Sutrisno Kroto mengaku, memulai perternakan dengan 200 toples. Dirinya tidak langsung berbisnis, selama satu sampai dua tahun, dirinya fokus pada perternakan, dan baru menjual kroto ketika toples ternak mencapai dua ribu hingga tiga ribuan.
“Cuman memang, prospek di pasarannya luar biasa, makanya diteruskan (berternak dan berbisnis krotonya, red),” sebut Sutrisno di kediamannya.
Dijelaskannya, kebutuhan Kroto di Kabupaten Kuningan saja mencapai kwintalan setiap bulannya.
Dengan harga Kroto yang mencapai Rp200 ribu hingga Rp450 ribu per kilonya, tergantung pengiriman ke kota mana, maka ada kesempatan besar sebagai peluang usaha.
Setiap kilonya, setidaknya membutuhkan 20 hingga 25 toples. Meski tidak selalu merata, idealnya, setiap toples menghasilkan 0,5 ons dalam sekali panen dan hal itulah yang memang menjadi fokusnya sejak awal, mengembangkan kroto, dari toples ke toples.

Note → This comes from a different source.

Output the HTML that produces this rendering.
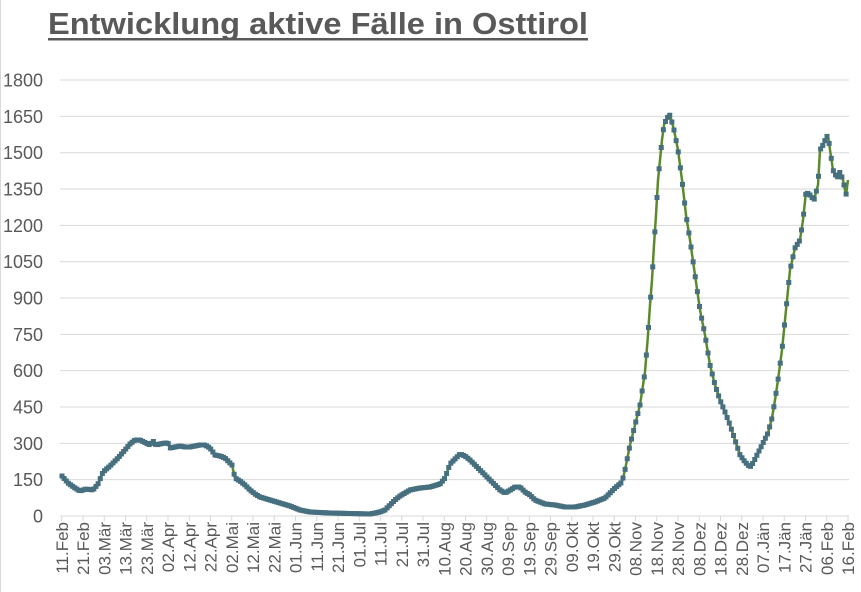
<!DOCTYPE html>
<html><head><meta charset="utf-8"><style>
html,body{margin:0;padding:0;background:#fff;width:861px;height:592px;overflow:hidden}
svg{display:block;font-family:"Liberation Sans",Arial,sans-serif}
</style></head><body>
<svg id="s" width="861" height="592" viewBox="0 0 861 592">
<rect x="0" y="0" width="861" height="592" fill="#fff"/>
<line x1="0.5" y1="0" x2="0.5" y2="592" stroke="#d9d9d9"/>
<text x="48" y="34" font-size="31" font-weight="bold" fill="#595959" textLength="540" lengthAdjust="spacingAndGlyphs">Entwicklung aktive Fälle in Osttirol</text>
<rect x="48" y="38" width="540" height="2.5" fill="#595959"/>
<g id="grid"></g><g id="ylab"></g><g id="xlab"></g>
<polyline id="ln" fill="none" stroke="#5b8a2e" stroke-width="2.5" stroke-linejoin="round"/>
<g id="mk" fill="#466f7f"></g>
</svg>
<script>
var NS="http://www.w3.org/2000/svg";
function el(p,t,a,txt){var e=document.createElementNS(NS,t);for(var k in a)e.setAttribute(k,a[k]);if(txt!=null)e.textContent=txt;document.getElementById(p).appendChild(e);return e;}
var y0=516,step=36.33;
for(var i=0;i<=12;i++){var y=y0-i*step;
 if(i>0)el("grid","line",{x1:60,x2:849,y1:y,y2:y,stroke:"#d9d9d9","stroke-width":1});
 el("ylab","text",{x:43,y:y+6.5,"font-size":18,fill:"#595959","text-anchor":"end"},String(i*150));}
el("grid","line",{x1:60,x2:849,y1:y0,y2:y0,stroke:"#d9d9d9","stroke-width":1});
var labs="11.Feb 21.Feb 03.Mär 13.Mär 23.Mär 02.Apr 12.Apr 22.Apr 02.Mai 12.Mai 22.Mai 01.Jun 11.Jun 21.Jun 01.Jul 11.Jul 21.Jul 31.Jul 10.Aug 20.Aug 30.Aug 09.Sep 19.Sep 29.Sep 09.Okt 19.Okt 29.Okt 08.Nov 18.Nov 28.Nov 08.Dez 18.Dez 28.Dez 07.Jän 17.Jän 27.Jän 06.Feb 16.Feb".split(" ");
for(var j=0;j<labs.length;j++){var x=61.75+j*21.25;
 el("grid","line",{x1:x,x2:x,y1:y0,y2:y0+5,stroke:"#d9d9d9"});
 el("xlab","text",{x:0,y:0,"font-size":17,fill:"#595959","text-anchor":"end",transform:"translate("+(x+6)+","+(y0+6)+") rotate(-90)"},labs[j]);}
var P=[[62,476],[68,483],[75,488],[80,491],[86,489],[93,490],[98,484],[103,472],[110,466],[118,458],[125,450],[130,444],[135,440],[140,440],[146,443],[150,445],[153,441],[156,445],[160,444],[165,443],[168,443],[170,448],[175,447],[180,446],[185,447],[190,447],[195,446],[200,445],[205,445],[210,448],[215,455],[220,456],[225,458],[232,465],[235,478],[240,481],[245,485],[250,490],[255,494],[260,497],[270,500],[280,503],[290,506],[300,510],[310,512],[330,513],[370,514],[380,512],[385,510],[390,505],[395,500],[400,496],[410,490],[420,488],[430,487],[440,484],[445,478],[450,464],[455,459],[460,454],[465,456],[470,460],[480,470],[490,480],[500,490],[505,493],[512,489],[515,487],[520,487],[525,492],[530,495],[535,500],[545,504],[555,505],[565,507],[575,507],[585,505],[595,502],[605,498],[615,488],[622,482],[625,470],[630,445],[635,425],[640,405],[645,372],[648,335],[650,305],[652,280],[654,245],[656,215],[658,180],[660,160],[662,140],[664,125],[667,118],[670,115],[674,130],[678,150],[682,180],[686,215],[690,240],[695,275],[700,310],[705,335],[710,365],[715,385],[720,400],[725,412],[730,425],[735,440],[740,455],[745,462],[750,467],[753,463],[758,453],[762,445],[768,433],[772,418],[775,400],[778,380],[782,350],[786,310],[790,270],[795,248],[800,240],[803,220],[806,192],[810,195],[814,200],[818,185],[820,150],[823,145],[826,138],[828,135],[830,150],[833,170],[837,178],[840,172],[843,180],[846,195],[848,180]];
document.getElementById("ln").setAttribute("points",P.map(function(p){return p.join(",")}).join(" "));
var k=0;
for(var x=62;x<=848;x+=2.125){while(k<P.length-2&&P[k+1][0]<x)k++;
 var a=P[k],b=P[k+1],t=(x-a[0])/(b[0]-a[0]);t=Math.max(0,Math.min(1,t));var y=a[1]+t*(b[1]-a[1]);
 el("mk","rect",{x:x-2.5,y:y-2.5,width:5,height:5});}
</script>
</body></html>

“Tapi sekarang saya lebih banyak ngejual bibitnya daripada panen. kalo udah ngejual bibit kan, gak ada buat panen,” tuturnya lebih lanjut.
Bisnis bibit sendiri, menurutnya lebih menguntungkan dari pada menjual kroto. Hal itu karena, saat ini, harga jual bibit toples sangat tinggi jika dibandingkan hasil panennya sendiri, ataupun bibit dari alam.
Perbedaan harga tersebut disinyalir karena susahnya membibitkan kroto dari alam, karena ketika ternak, kroto yang diternak, haruslah satu koloni, dan itu susah di dapatkan jika membibit dari alam.
Proses pembibitan dari alami juga sering mengalami kegagalan. Perbedaan koloni, menyebabkan adanya saling serang kroto itu sendiri.
Namun kalo sudah berhasil, dari bubut hingga menjadi semut, cukup memakan waktu 3 mingguan saja.
Dirinya juga maklum, bagi pemula, akan banyak kendala yang dihadapi dalam berternak kroto. terutama karena tidak maksimalnya perawatan.
Meski begitu, dirinya juga menyebut, pengetahuan terbaik memang dari pengalaman.
Saat ditanyai modal awal berbisnis Kroto, Sutrisno tidak menyebutkan secara rinci angkanya. Dirinya mengajak berhitung sendiri dengan asumsi, satu toples bibit dihargai Rp50 ribu. Dulu mengambil 200 toples sebagai awalan.
Sekarang, Sutrisno sudah memiliki beberapa temat ternak, seperti di belakang rumahnya, dan di sekitar lahan sawahnya.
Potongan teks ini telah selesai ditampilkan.